しかし、どんなことも確実はないのと同じように、医療だって絶対はないことを知って欲しいという願いがこもったご本でした。
医者を全面的に頼るということは、自分のいのちを他人に丸投げしている状態です。
最期まで自分として生き抜きたければ、自分のいのちは自分が責任を負うくらいの覚悟がいります。
ところで、この本では漢方薬にも触れられていました。
漢方薬というと、なにやら怪しげな奴というふうに思われた時代がありました。
でも、「赤ひげ先生」でも分かるように、江戸時代までは中国から入ってきた漢方の知識をベースにして、日本独自の工夫を加えて治療に当たってきたのです。
それが、どこで西洋医学一辺倒になったかというと、明治政府が西洋医学を学んだ者に医師免許を与えると決めたからです。
そこから、漢方は長い間、認められない医療でした。
多くの代替医療と同列の憂き目にあってきました。
ところが、2001年から、医学部でも東洋医学を教えるようになって、やっと格上げになったばかりです。
しかし、中国では医学部が西洋コースと漢方コースに別れているくらいですから、東洋医学を本格的に勉強するには、長い修養年限が必要です。
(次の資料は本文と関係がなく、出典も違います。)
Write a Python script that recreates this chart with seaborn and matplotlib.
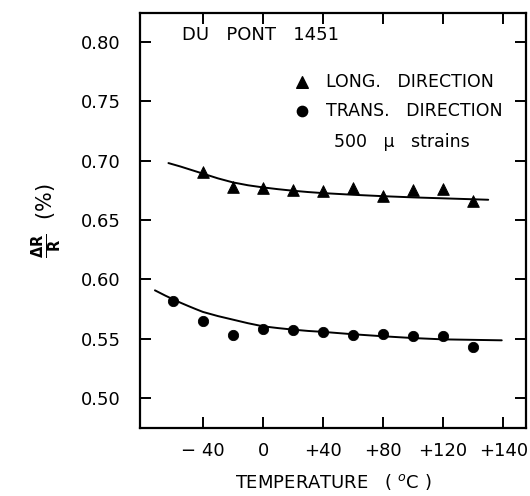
import numpy as np
import pandas as pd
import matplotlib
matplotlib.use("Agg")
import matplotlib.pyplot as plt
import seaborn as sns

# ------------------------------
# Data
# ------------------------------
long_temp = [-40, -20, 0, 20, 40, 60, 80, 100, 120, 140]
long_dr = [0.690, 0.678, 0.677, 0.675, 0.674, 0.677, 0.670, 0.675, 0.676, 0.666]

trans_temp = [-60, -40, -20, 0, 20, 40, 60, 80, 100, 120, 140]
trans_dr = [0.582, 0.565, 0.553, 0.558, 0.557, 0.556, 0.553, 0.554, 0.5525, 0.552, 0.543]

# fitted curves
long_fit_temp = [-63, -55, -50, -45, -40, -30, -20, -10, 0, 10, 20, 30, 40, 60, 80, 100, 120, 150]
long_fit_dr = [0.6979, 0.6950, 0.6930, 0.6910, 0.6890, 0.6850, 0.6816, 0.6792, 0.6774,
               0.6759, 0.6746, 0.6735, 0.6726, 0.6712, 0.6700, 0.6690, 0.6682, 0.6670]

trans_fit_temp = [-72, -65, -60, -55, -50, -45, -40, -30, -20, -10, 0, 10, 20, 30, 40,
                  60, 80, 100, 120, 159]
trans_fit_dr = [0.5907, 0.5862, 0.5832, 0.5803, 0.5776, 0.5750, 0.5725, 0.5690, 0.5660,
                0.5630, 0.5604, 0.5589, 0.5576, 0.5565, 0.5557, 0.5537, 0.5520, 0.5505,
                0.5494, 0.5486]

x_ticks = [-40, 0, 40, 80, 120, 160]
x_labels = ["\u2212 40", "0", "+40", "+80", "+120", "+140"]
y_ticks = [0.50, 0.55, 0.60, 0.65, 0.70, 0.75, 0.80]

# ------------------------------
# Plot
# ------------------------------
sns.set_style("ticks")
plt.rcParams["font.family"] = ["DejaVu Sans"]
plt.rcParams["text.color"] = "black"
plt.rcParams["axes.labelcolor"] = "black"
plt.rcParams["xtick.color"] = "black"
plt.rcParams["ytick.color"] = "black"
plt.rcParams["axes.edgecolor"] = "black"

fig = plt.figure(figsize=(5.3, 4.96), dpi=100)
ax = fig.add_axes([0.264, 0.137, 0.728, 0.837])

sns.lineplot(x=long_fit_temp, y=long_fit_dr, ax=ax, color="black", lw=1.4, sort=False)
sns.lineplot(x=trans_fit_temp, y=trans_fit_dr, ax=ax, color="black", lw=1.4, sort=False)
sns.scatterplot(x=long_temp, y=long_dr, ax=ax, marker="^", s=70, color="black", edgecolor="black")
sns.scatterplot(x=trans_temp, y=trans_dr, ax=ax, marker="o", s=55, color="black", edgecolor="black")

ax.set_xlim(-82, 175)
ax.set_ylim(0.4747, 0.8244)
ax.set_xticks(x_ticks)
ax.set_xticklabels(x_labels)
ax.set_yticks(y_ticks)
ax.set_yticklabels([f"{v:.2f}" for v in y_ticks])

ax.tick_params(direction="in", top=True, right=True, length=8, width=1.4,
               labelsize=13, pad=10)
ax.tick_params(axis="y", pad=14)
for side in ["left", "right", "top", "bottom"]:
    ax.spines[side].set_linewidth(1.6)
    ax.spines[side].set_visible(True)

ax.set_xlabel("TEMPERATURE   ( $^{o}$C )", fontsize=13, labelpad=9)
ax.set_ylabel(r"$\mathbf{\frac{\Delta R}{R}}$  (%)", fontsize=15, labelpad=12)

# legend / annotations as text
ax.text(-54, 0.806, "DU   PONT   1451", fontsize=13, va="center", ha="left")
ax.scatter([26], [0.7663], marker="^", s=70, color="black")
ax.text(42, 0.7663, "LONG.   DIRECTION", fontsize=12.5, va="center", ha="left")
ax.scatter([26], [0.7420], marker="o", s=55, color="black")
ax.text(42, 0.7420, "TRANS.   DIRECTION", fontsize=12.5, va="center", ha="left")
ax.text(47, 0.7160, "500   \u03bc   strains", fontsize=12.5, va="center", ha="left")

fig.savefig("out.png", dpi=100)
西洋医学の片手間に学習できるほどのものではありません。
西洋医学は、主に検査値と画像診断で病気を判定します。が、東洋医学では、患者の全体像を観察することから始まります。それは、三分診療では不可能なことです。
「漢方を勉強したい」と先生に相談したら、「それなら、中国哲学を勉強しないと始まらない」と指導を受けた、と友人が話してくれました。
人が人を診るという東洋医学を真剣にやろうとすれば、そんな勉強も必要です。合わせて、動物的な勘もいります。
素人でも勘がさえた人なら何が効くかが分かるのが漢方薬です。昔の人がそうであったように。それが胡散臭いといわれる原因でもあり、面白いところでもあります。
私は、よほどでない限り薬は飲みませんが、東洋医学のそういう奥深いところが好きです。
自分の体のことなのに、他人に健康という太鼓判押してもらわないと不安という現代人は、その端緒からして、どこか不健康だと思いませんか。